Si l’histoire de notre ancien théâtre a fait, dans ces dernières années, d’assez notables progrès, il s’en faut que le XIVe siècle nous ait jusqu’ici révélé tous ses secrets. L’insuffisance actuelle de notre information nous impose donc le devoir de ne négliger aucun document, si minime soit-il, capable de nous renseigner sur l’activité dramatique en France, au cours des années douloureuses qui marquèrent le début de la guerre de Cent ans.

Les documents publiés par MM. Antoine Thomas et Gustave Cohen, s’ils n’intéressent que les dernières années du siècle, puisque le plus ancien remonte à 1380, laissent du moins à penser que les Confrères de la Passion et des compagnies analogues exerçaient déjà depuis quelque temps, dans la région parisienne, leur féconde activité. Or il se trouve qu’un écrivain, qui travailla de longues années à la solde de Charles V et compta parmi ses plus glorieux « translateurs », exprima à deux reprises son opinion personnelle sur le théâtre de son temps. Le hasard seul, à la vérité, pouvait nous révéler ces mentions, car on ne songerait guère, a priori, à rechercher des documents sur le théâtre au XIVe siècle dans les traductions d’Aristote de maître Nicole Oresme.

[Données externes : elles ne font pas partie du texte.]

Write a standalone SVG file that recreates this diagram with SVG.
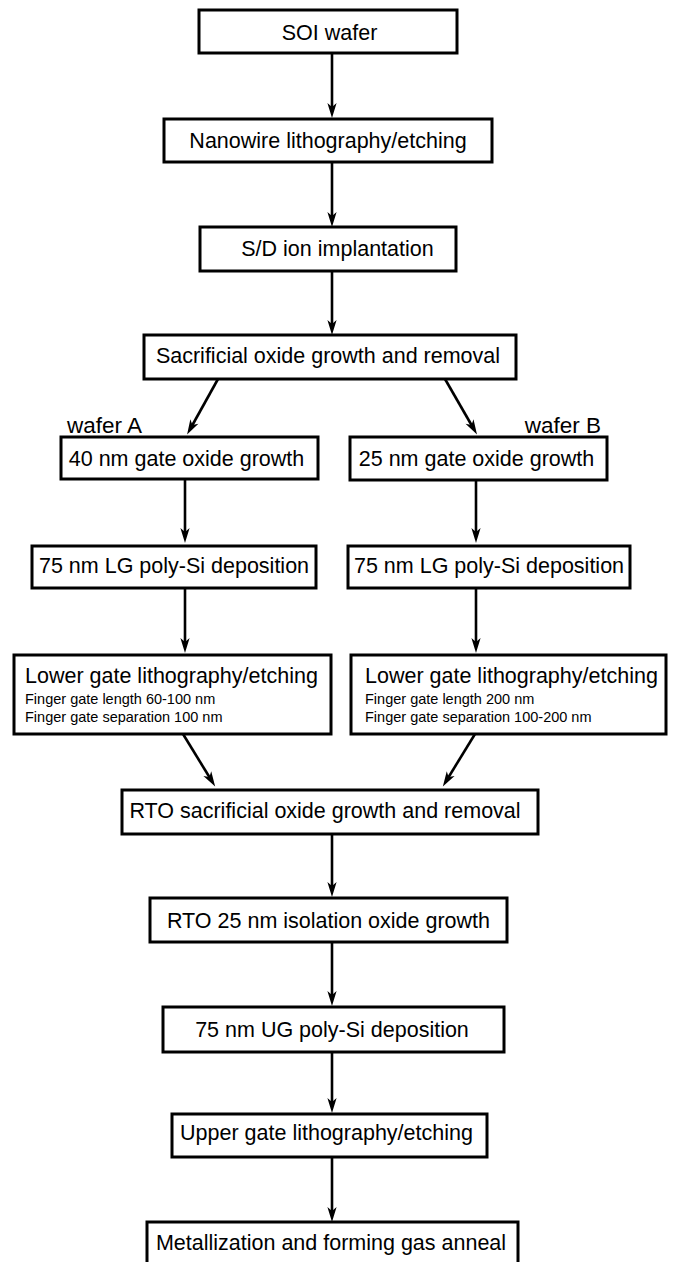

C’est en 1370 qu’il entreprit la traduction de la Morale à Nicomaque, ainsi qu’en témoigne le prologue commun :

En la confiance de l’aïde de Nostre seigneur Jhesucrist, du commandement de très noble et tres excellent prince Charles, par la grace de Dieu roys de France, je propose translater de latin en francoyz aucuns livres lesquelx fist Aristote le souverain [philosophe], qui fu dotteur et conseiller du grant roy Alexandre, et duquel la dottrine… a été translatee en plusieurs langages… et tenue en grant autoritté des devant l’advenement Nostre seigneur Jhesucrist environ cinc cens ans, et depuis jusques a maintenant par l’espace de M.CCC.LXX. ans… Et de toute ceste dottrine, la meillieur, la plus digne et la plus proufitable c’est la science de moralité contenue par especial et principalment en ung livre divisé en deux, qui sont appelez « Ethiques » et « Politiques » (Bibl. Nat., ms. fr. 206).